Wall Street Meltdown Turns McCain Pro-Regulation

Republican backs off earlier enthusiasm for deregulation
By Gabriel Winant,  Newser Staff
Posted Sep 17, 2008 12:00 PM CDT
Wall Street Meltdown Turns McCain Pro-Regulation
Sen. John McCain calls on a supporter wanting to ask a question during a town hall style meeting at the Asociacion Borinquena de Florida Central in Orlando, Fla., Monday, Sept. 15, 2008.    (AP Photo/Stephan Savoia)

With Wall Street in extremis, John McCain is backing away from a long history as an opponent of financial regulation, reports the Washington Post. The paper cites McCain's record in backing banking deregulation, including the 1999 legislation, sponsored by then-Sen. Phil Gramm, a McCain campaign adviser, that removed the Depression-era walls between banking, investment, and insurance companies.
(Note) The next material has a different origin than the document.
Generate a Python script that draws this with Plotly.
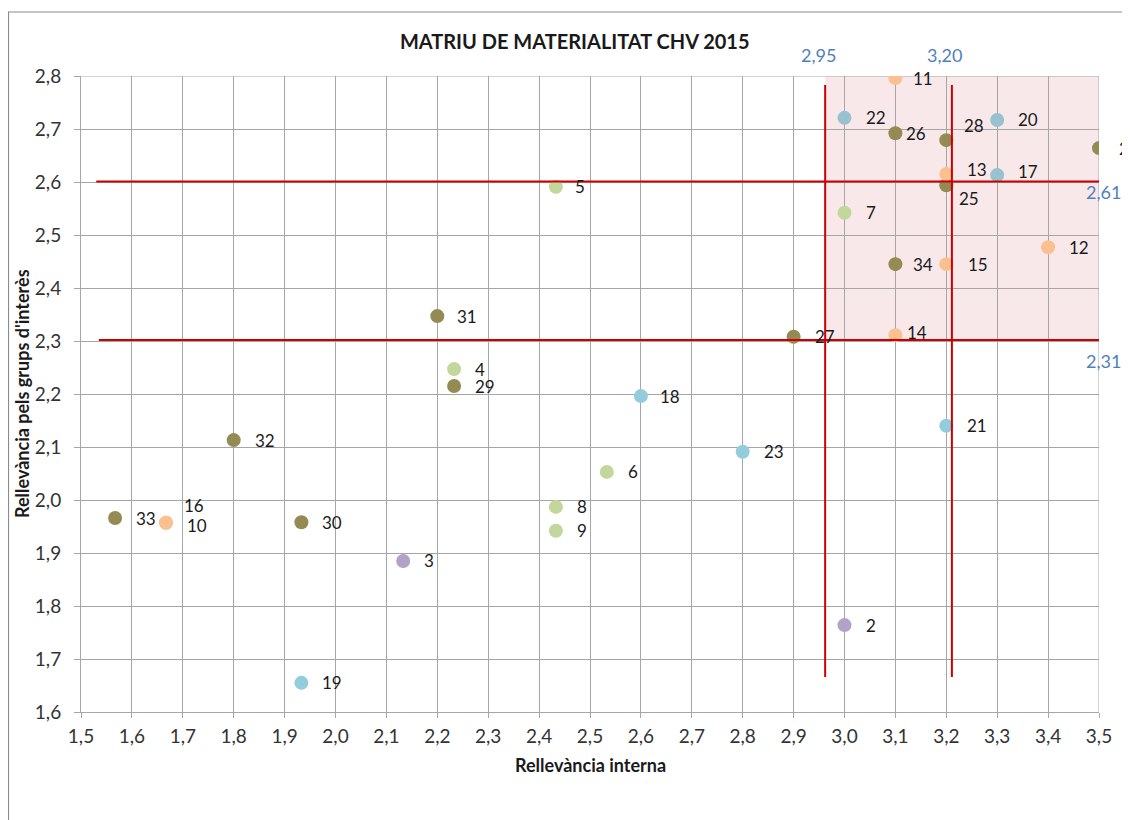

That bill allowed AIG to expand into the global banking and investing behemoth, but also paved the way for the likes of AIG and Lehman to take on the massive loads of risky debt that have precipitated this crisis. Now McCain is ferociously charging their CEOs with greed and misconduct, which he says is aided by "casual oversight by regulatory agencies in Washington," where oversight is "scattered, unfocused, and ineffective." As recently as March, he was calling for more deregulation.